WORK INSTRUCTIONS: Print exactly the lines from the first one down to the line containing "const eiKokemusta = [0.109, 0.115, 0.142, 0.218, 0.359, 0.509];", both ends included, with no pictures and nothing else.

** START **

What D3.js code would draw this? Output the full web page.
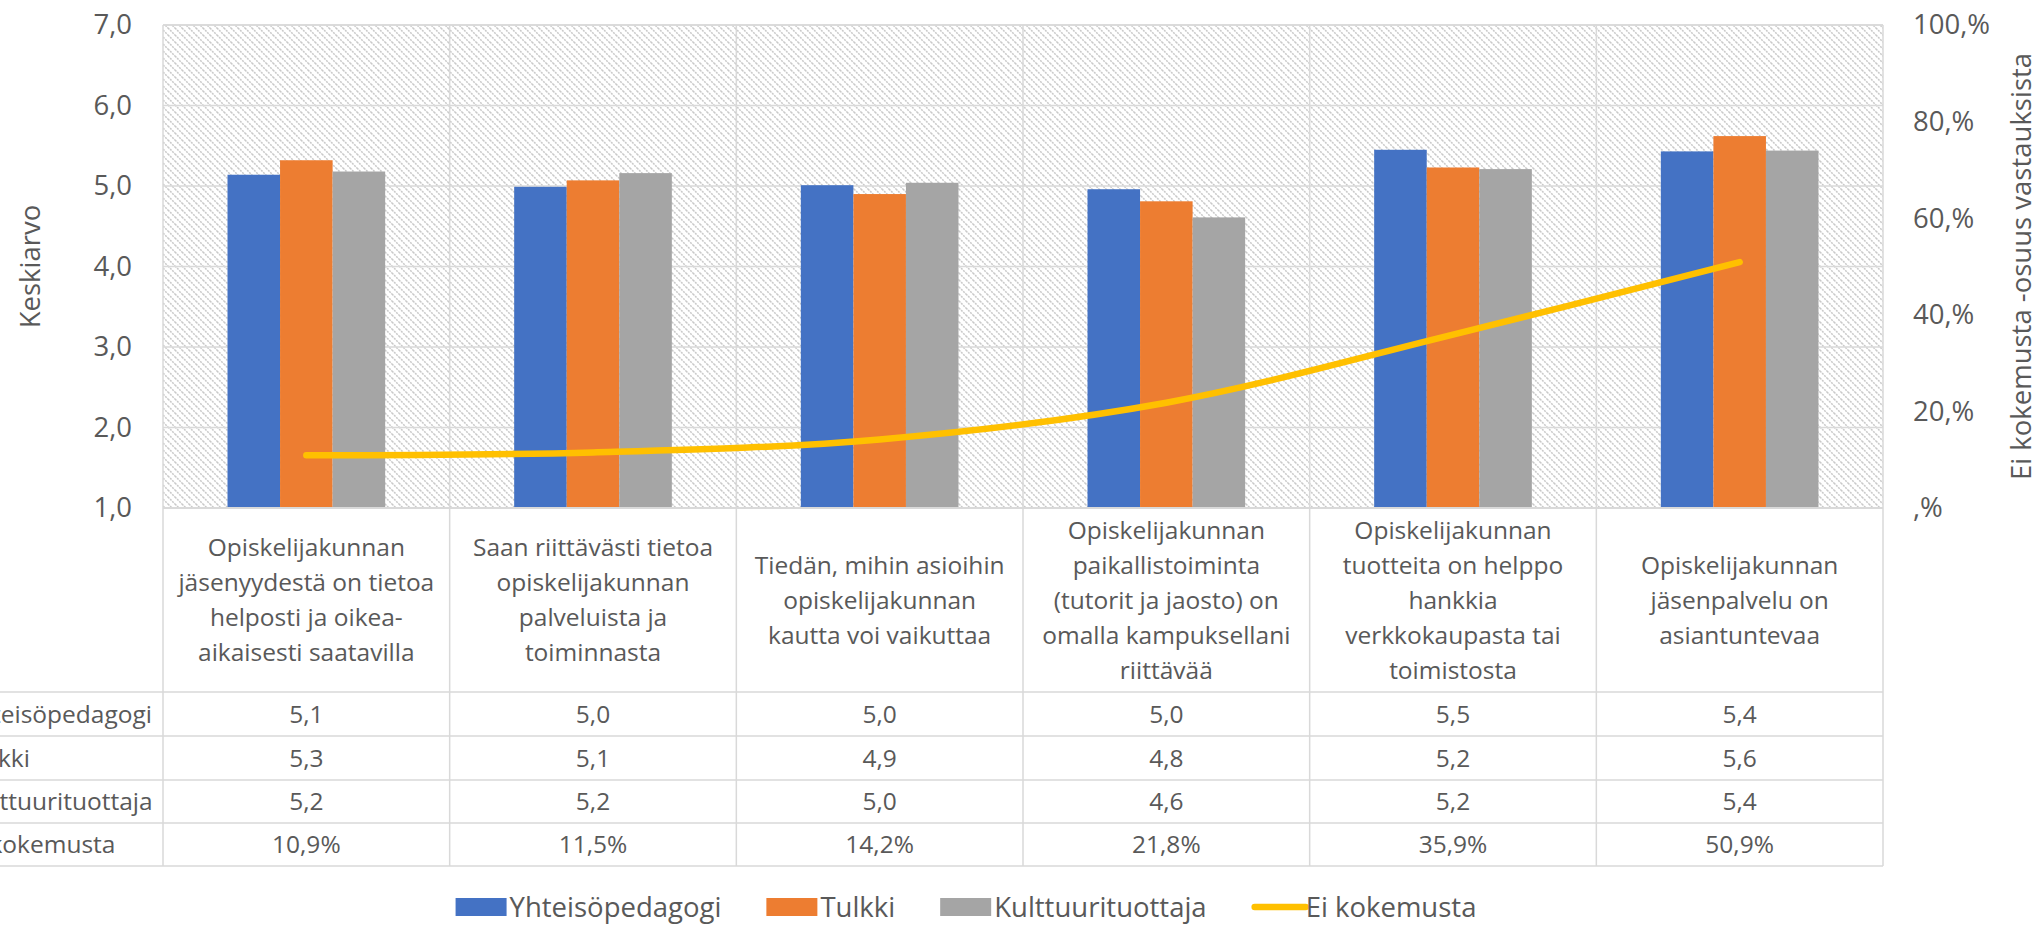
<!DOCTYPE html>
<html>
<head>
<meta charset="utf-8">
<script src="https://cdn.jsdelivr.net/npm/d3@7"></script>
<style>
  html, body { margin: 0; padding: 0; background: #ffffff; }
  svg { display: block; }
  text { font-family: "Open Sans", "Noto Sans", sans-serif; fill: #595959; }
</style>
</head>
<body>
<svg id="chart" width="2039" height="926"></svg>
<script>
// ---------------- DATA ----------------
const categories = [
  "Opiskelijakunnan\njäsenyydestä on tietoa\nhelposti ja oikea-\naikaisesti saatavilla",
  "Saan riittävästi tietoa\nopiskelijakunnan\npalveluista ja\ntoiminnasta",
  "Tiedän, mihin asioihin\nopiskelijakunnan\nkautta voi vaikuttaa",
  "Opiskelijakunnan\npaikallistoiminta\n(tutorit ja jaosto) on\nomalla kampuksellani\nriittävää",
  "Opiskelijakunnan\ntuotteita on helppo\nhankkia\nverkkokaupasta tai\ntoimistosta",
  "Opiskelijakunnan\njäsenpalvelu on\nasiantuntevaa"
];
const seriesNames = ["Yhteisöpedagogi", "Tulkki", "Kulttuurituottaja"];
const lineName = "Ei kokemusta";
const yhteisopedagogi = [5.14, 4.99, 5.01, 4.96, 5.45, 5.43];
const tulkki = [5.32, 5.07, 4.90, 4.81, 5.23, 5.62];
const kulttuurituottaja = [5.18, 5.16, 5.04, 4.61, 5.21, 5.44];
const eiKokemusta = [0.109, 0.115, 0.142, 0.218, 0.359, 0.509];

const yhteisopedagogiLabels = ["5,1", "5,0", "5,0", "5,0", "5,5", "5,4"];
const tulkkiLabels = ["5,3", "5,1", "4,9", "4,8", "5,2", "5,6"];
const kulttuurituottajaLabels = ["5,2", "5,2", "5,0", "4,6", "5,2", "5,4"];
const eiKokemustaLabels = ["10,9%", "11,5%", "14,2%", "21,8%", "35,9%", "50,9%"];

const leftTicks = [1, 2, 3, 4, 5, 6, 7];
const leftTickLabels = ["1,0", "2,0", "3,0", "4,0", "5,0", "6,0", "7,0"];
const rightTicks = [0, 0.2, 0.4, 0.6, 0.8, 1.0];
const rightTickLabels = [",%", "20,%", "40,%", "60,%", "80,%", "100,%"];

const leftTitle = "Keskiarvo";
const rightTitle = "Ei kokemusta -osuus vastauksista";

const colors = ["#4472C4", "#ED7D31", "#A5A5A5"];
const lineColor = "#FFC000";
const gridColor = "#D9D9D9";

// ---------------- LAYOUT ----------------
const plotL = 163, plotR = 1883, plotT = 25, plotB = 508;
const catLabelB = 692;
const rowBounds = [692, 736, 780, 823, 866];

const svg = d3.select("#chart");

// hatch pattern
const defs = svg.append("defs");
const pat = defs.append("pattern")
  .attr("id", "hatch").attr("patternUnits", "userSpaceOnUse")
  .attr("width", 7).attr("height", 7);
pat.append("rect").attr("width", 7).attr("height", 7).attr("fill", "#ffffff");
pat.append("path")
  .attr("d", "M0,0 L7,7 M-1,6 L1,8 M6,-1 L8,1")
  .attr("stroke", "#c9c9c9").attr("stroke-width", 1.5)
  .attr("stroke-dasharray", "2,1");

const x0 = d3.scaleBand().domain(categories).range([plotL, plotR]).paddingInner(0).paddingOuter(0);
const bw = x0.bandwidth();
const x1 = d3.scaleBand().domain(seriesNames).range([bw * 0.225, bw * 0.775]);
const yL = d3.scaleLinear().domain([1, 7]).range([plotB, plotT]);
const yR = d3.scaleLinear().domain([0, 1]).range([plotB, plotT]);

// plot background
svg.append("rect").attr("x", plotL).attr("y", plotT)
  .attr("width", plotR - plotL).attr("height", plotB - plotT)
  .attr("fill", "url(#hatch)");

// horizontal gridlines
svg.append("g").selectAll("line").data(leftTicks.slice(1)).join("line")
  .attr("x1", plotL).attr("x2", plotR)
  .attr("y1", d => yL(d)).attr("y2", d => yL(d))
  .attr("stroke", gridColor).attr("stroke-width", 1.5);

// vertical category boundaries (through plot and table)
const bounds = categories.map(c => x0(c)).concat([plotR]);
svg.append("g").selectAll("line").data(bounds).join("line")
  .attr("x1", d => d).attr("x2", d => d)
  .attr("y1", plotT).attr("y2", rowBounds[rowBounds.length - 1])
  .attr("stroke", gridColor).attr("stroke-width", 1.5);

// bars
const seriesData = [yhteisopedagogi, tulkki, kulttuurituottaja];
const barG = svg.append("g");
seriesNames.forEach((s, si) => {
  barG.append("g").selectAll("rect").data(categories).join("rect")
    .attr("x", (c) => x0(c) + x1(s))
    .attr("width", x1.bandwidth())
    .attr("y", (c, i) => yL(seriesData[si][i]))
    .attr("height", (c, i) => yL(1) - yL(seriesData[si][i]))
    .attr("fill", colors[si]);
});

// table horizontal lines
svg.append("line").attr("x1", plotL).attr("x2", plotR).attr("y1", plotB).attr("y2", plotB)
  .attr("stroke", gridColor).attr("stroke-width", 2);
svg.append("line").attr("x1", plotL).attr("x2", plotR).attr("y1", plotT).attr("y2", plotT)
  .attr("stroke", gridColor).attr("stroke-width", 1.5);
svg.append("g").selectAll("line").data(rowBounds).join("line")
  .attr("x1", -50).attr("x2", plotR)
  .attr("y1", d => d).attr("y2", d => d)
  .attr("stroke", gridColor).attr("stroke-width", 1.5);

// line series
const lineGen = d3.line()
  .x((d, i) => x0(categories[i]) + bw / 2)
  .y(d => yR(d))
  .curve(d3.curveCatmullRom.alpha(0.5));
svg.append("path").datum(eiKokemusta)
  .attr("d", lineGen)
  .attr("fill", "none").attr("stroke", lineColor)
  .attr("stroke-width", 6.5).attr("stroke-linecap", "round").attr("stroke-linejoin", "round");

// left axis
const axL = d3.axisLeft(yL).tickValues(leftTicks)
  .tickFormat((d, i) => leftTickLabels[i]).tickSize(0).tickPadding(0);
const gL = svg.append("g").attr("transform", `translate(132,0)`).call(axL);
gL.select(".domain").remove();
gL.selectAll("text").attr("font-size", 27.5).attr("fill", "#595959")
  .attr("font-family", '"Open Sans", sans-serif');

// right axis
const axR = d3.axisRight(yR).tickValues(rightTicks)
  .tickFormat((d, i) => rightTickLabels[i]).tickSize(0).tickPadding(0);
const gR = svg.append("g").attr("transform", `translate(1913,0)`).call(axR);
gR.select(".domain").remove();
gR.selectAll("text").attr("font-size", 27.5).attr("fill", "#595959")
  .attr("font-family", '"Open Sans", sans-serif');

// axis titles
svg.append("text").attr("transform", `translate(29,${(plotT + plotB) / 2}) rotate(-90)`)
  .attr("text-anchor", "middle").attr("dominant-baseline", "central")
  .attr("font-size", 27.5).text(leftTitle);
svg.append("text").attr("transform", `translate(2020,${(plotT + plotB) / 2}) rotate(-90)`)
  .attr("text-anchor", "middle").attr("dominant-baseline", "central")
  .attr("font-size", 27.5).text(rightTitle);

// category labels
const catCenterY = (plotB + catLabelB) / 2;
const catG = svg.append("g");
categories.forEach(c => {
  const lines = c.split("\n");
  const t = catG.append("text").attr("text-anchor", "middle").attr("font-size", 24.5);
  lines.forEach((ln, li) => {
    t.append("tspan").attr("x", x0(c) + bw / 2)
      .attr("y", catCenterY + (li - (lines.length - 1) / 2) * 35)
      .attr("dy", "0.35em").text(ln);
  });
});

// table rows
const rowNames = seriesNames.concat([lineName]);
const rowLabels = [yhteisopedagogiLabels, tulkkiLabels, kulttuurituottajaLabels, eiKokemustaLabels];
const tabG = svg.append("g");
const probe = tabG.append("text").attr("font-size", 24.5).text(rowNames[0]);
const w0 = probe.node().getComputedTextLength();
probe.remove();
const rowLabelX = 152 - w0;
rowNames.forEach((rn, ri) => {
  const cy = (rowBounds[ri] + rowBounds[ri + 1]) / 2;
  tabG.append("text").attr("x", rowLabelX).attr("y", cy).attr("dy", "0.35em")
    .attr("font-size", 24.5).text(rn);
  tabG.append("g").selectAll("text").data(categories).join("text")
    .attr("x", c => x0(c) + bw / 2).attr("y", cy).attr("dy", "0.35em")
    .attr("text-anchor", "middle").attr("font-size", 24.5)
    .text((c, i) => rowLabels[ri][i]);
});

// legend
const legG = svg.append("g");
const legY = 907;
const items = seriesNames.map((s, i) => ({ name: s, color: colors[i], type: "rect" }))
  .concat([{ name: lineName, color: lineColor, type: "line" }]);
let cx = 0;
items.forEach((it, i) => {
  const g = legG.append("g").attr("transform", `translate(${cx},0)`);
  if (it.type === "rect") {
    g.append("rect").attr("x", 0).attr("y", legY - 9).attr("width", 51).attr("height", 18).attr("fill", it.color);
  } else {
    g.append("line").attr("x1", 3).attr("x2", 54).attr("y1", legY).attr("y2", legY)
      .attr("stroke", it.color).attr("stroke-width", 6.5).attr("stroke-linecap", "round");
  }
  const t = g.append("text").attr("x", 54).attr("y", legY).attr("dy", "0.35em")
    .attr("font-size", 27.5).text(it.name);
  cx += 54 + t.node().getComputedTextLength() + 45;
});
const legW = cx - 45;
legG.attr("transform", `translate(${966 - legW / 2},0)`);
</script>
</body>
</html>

** END **

THE OUTPUT:
What D3.js code would draw this? Output the full web page.
<!DOCTYPE html>
<html>
<head>
<meta charset="utf-8">
<script src="https://cdn.jsdelivr.net/npm/d3@7"></script>
<style>
  html, body { margin: 0; padding: 0; background: #ffffff; }
  svg { display: block; }
  text { font-family: "Open Sans", "Noto Sans", sans-serif; fill: #595959; }
</style>
</head>
<body>
<svg id="chart" width="2039" height="926"></svg>
<script>
// ---------------- DATA ----------------
const categories = [
  "Opiskelijakunnan\njäsenyydestä on tietoa\nhelposti ja oikea-\naikaisesti saatavilla",
  "Saan riittävästi tietoa\nopiskelijakunnan\npalveluista ja\ntoiminnasta",
  "Tiedän, mihin asioihin\nopiskelijakunnan\nkautta voi vaikuttaa",
  "Opiskelijakunnan\npaikallistoiminta\n(tutorit ja jaosto) on\nomalla kampuksellani\nriittävää",
  "Opiskelijakunnan\ntuotteita on helppo\nhankkia\nverkkokaupasta tai\ntoimistosta",
  "Opiskelijakunnan\njäsenpalvelu on\nasiantuntevaa"
];
const seriesNames = ["Yhteisöpedagogi", "Tulkki", "Kulttuurituottaja"];
const lineName = "Ei kokemusta";
const yhteisopedagogi = [5.14, 4.99, 5.01, 4.96, 5.45, 5.43];
const tulkki = [5.32, 5.07, 4.90, 4.81, 5.23, 5.62];
const kulttuurituottaja = [5.18, 5.16, 5.04, 4.61, 5.21, 5.44];
const eiKokemusta = [0.109, 0.115, 0.142, 0.218, 0.359, 0.509];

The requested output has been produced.